— begin —

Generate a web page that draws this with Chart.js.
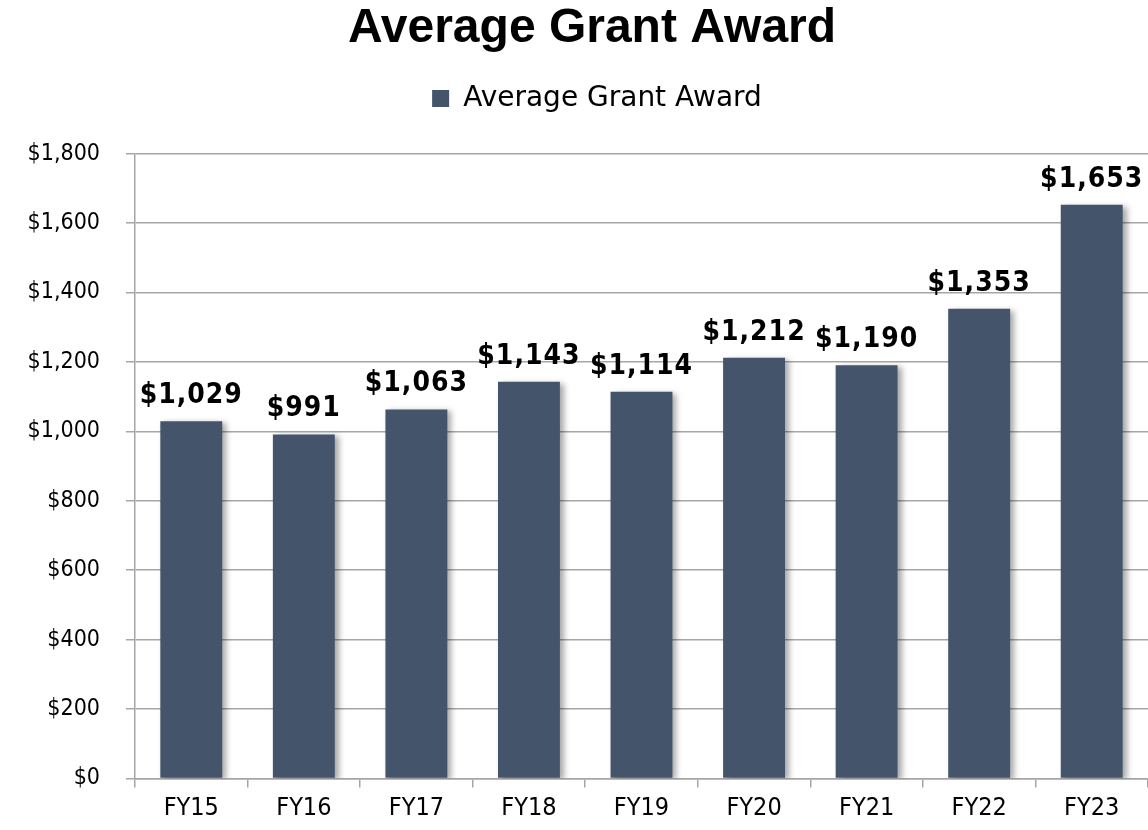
<!DOCTYPE html>
<html>
<head>
<meta charset="utf-8">
<script src="https://cdn.jsdelivr.net/npm/chart.js@4/dist/chart.umd.min.js"></script>
<style>
    html, body { margin: 0; padding: 0; background: #ffffff; }
    #wrap { width: 1148px; height: 830px; }
</style>
</head>
<body>
<div id="wrap"><canvas id="grantChart" width="1148" height="830"></canvas></div>
<script>
// Chart data
const categories = ['FY15', 'FY16', 'FY17', 'FY18', 'FY19', 'FY20', 'FY21', 'FY22', 'FY23'];
const awardValues = [1029, 991, 1063, 1143, 1114, 1212, 1190, 1353, 1653];
const seriesName = 'Average Grant Award';
const chartTitle = 'Average Grant Award';

const barColor = '#44546a';

function formatMoney(v) {
    return '$' + v.toLocaleString('en-US');
}

// Soft shadow behind the bars
const barShadow = {
    id: 'barShadow',
    beforeDatasetDraw(chart) {
        const ctx = chart.ctx;
        ctx.save();
        ctx.shadowColor = 'rgba(0, 0, 0, 0.35)';
        ctx.shadowBlur = 6;
        ctx.shadowOffsetX = 4;
        ctx.shadowOffsetY = 2;
    },
    afterDatasetDraw(chart) {
        chart.ctx.restore();
    }
};

// Value labels above each bar
const valueLabels = {
    id: 'valueLabels',
    afterDatasetsDraw(chart) {
        const ctx = chart.ctx;
        const meta = chart.getDatasetMeta(0);
        ctx.save();
        ctx.font = 'bold 28px "DejaVu Sans Condensed"';
        ctx.letterSpacing = '1px';
        ctx.fillStyle = '#000000';
        ctx.textAlign = 'center';
        ctx.textBaseline = 'alphabetic';
        meta.data.forEach((bar, i) => {
            ctx.fillText(formatMoney(awardValues[i]), bar.x, bar.y - 18);
        });
        ctx.restore();
    }
};

// Legend gets extra room below; title and legend sit a bit right of centre
const legendSpacing = {
    id: 'legendSpacing',
    beforeInit(chart) {
        const origFit = chart.legend.fit;
        chart.legend.fit = function() {
            origFit.bind(chart.legend)();
            this.height += 31;
        };
    },
    afterLayout(chart) {
        chart.legend.left += 23;
        chart.legend.right += 23;
        chart.titleBlock.left += 18;
        chart.titleBlock.right += 18;
    }
};

new Chart(document.getElementById('grantChart'), {
    type: 'bar',
    data: {
        labels: categories,
        datasets: [{
            label: seriesName,
            data: awardValues,
            backgroundColor: barColor,
            borderWidth: 0,
            barPercentage: 0.55,
            categoryPercentage: 1.0
        }]
    },
    options: {
        responsive: false,
        animation: false,
        layout: {
            padding: { left: 0, right: 0, top: 0, bottom: 0 }
        },
        scales: {
            y: {
                min: 0,
                max: 1800,
                ticks: {
                    stepSize: 200,
                    color: '#000000',
                    font: { family: 'DejaVu Sans Condensed', size: 23 },
                    padding: 26,
                    callback: v => formatMoney(v)
                },
                grid: {
                    color: '#a6a6a6',
                    lineWidth: 1.5,
                    tickLength: 9
                },
                border: { color: '#a6a6a6', width: 1.5 },
                afterFit(scale) { scale.width = 135; }
            },
            x: {
                ticks: {
                    color: '#000000',
                    font: { family: 'DejaVu Sans Condensed', size: 25, lineHeight: 0.9 },
                    padding: 10
                },
                grid: {
                    offset: true,
                    drawOnChartArea: false,
                    color: '#a6a6a6',
                    lineWidth: 1.5,
                    tickLength: 9
                },
                border: { color: '#a6a6a6', width: 1.5 }
            }
        },
        plugins: {
            title: {
                display: true,
                text: chartTitle,
                color: '#000000',
                font: { family: 'Liberation Sans', size: 48, weight: 'bold' },
                padding: { top: 0, bottom: 17 }
            },
            legend: {
                display: true,
                position: 'top',
                labels: {
                    color: '#000000',
                    font: { family: 'DejaVu Sans', size: 28 },
                    boxWidth: 17,
                    boxHeight: 17,
                    padding: 10
                }
            },
            tooltip: { enabled: false }
        }
    },
    plugins: [barShadow, valueLabels, legendSpacing]
});
</script>
</body>
</html>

— end —

(Work to complete):
Output the data above without changes, apart from leaving out the pictures.

(Worked solution):
Generate a web page that draws this with Chart.js.
<!DOCTYPE html>
<html>
<head>
<meta charset="utf-8">
<script src="https://cdn.jsdelivr.net/npm/chart.js@4/dist/chart.umd.min.js"></script>
<style>
    html, body { margin: 0; padding: 0; background: #ffffff; }
    #wrap { width: 1148px; height: 830px; }
</style>
</head>
<body>
<div id="wrap"><canvas id="grantChart" width="1148" height="830"></canvas></div>
<script>
// Chart data
const categories = ['FY15', 'FY16', 'FY17', 'FY18', 'FY19', 'FY20', 'FY21', 'FY22', 'FY23'];
const awardValues = [1029, 991, 1063, 1143, 1114, 1212, 1190, 1353, 1653];
const seriesName = 'Average Grant Award';
const chartTitle = 'Average Grant Award';

const barColor = '#44546a';

function formatMoney(v) {
    return '$' + v.toLocaleString('en-US');
}

// Soft shadow behind the bars
const barShadow = {
    id: 'barShadow',
    beforeDatasetDraw(chart) {
        const ctx = chart.ctx;
        ctx.save();
        ctx.shadowColor = 'rgba(0, 0, 0, 0.35)';
        ctx.shadowBlur = 6;
        ctx.shadowOffsetX = 4;
        ctx.shadowOffsetY = 2;
    },
    afterDatasetDraw(chart) {
        chart.ctx.restore();
    }
};

// Value labels above each bar
const valueLabels = {
    id: 'valueLabels',
    afterDatasetsDraw(chart) {
        const ctx = chart.ctx;
        const meta = chart.getDatasetMeta(0);
        ctx.save();
        ctx.font = 'bold 28px "DejaVu Sans Condensed"';
        ctx.letterSpacing = '1px';
        ctx.fillStyle = '#000000';
        ctx.textAlign = 'center';
        ctx.textBaseline = 'alphabetic';
        meta.data.forEach((bar, i) => {
            ctx.fillText(formatMoney(awardValues[i]), bar.x, bar.y - 18);
        });
        ctx.restore();
    }
};

// Legend gets extra room below; title and legend sit a bit right of centre
const legendSpacing = {
    id: 'legendSpacing',
    beforeInit(chart) {
        const origFit = chart.legend.fit;
        chart.legend.fit = function() {
            origFit.bind(chart.legend)();
            this.height += 31;
        };
    },
    afterLayout(chart) {
        chart.legend.left += 23;
        chart.legend.right += 23;
        chart.titleBlock.left += 18;
        chart.titleBlock.right += 18;
    }
};

new Chart(document.getElementById('grantChart'), {
    type: 'bar',
    data: {
        labels: categories,
        datasets: [{
            label: seriesName,
            data: awardValues,
            backgroundColor: barColor,
            borderWidth: 0,
            barPercentage: 0.55,
            categoryPercentage: 1.0
        }]
    },
    options: {
        responsive: false,
        animation: false,
        layout: {
            padding: { left: 0, right: 0, top: 0, bottom: 0 }
        },
        scales: {
            y: {
                min: 0,
                max: 1800,
                ticks: {
                    stepSize: 200,
                    color: '#000000',
                    font: { family: 'DejaVu Sans Condensed', size: 23 },
                    padding: 26,
                    callback: v => formatMoney(v)
                },
                grid: {
                    color: '#a6a6a6',
                    lineWidth: 1.5,
                    tickLength: 9
                },
                border: { color: '#a6a6a6', width: 1.5 },
                afterFit(scale) { scale.width = 135; }
            },
            x: {
                ticks: {
                    color: '#000000',
                    font: { family: 'DejaVu Sans Condensed', size: 25, lineHeight: 0.9 },
                    padding: 10
                },
                grid: {
                    offset: true,
                    drawOnChartArea: false,
                    color: '#a6a6a6',
                    lineWidth: 1.5,
                    tickLength: 9
                },
                border: { color: '#a6a6a6', width: 1.5 }
            }
        },
        plugins: {
            title: {
                display: true,
                text: chartTitle,
                color: '#000000',
                font: { family: 'Liberation Sans', size: 48, weight: 'bold' },
                padding: { top: 0, bottom: 17 }
            },
            legend: {
                display: true,
                position: 'top',
                labels: {
                    color: '#000000',
                    font: { family: 'DejaVu Sans', size: 28 },
                    boxWidth: 17,
                    boxHeight: 17,
                    padding: 10
                }
            },
            tooltip: { enabled: false }
        }
    },
    plugins: [barShadow, valueLabels, legendSpacing]
});
</script>
</body>
</html>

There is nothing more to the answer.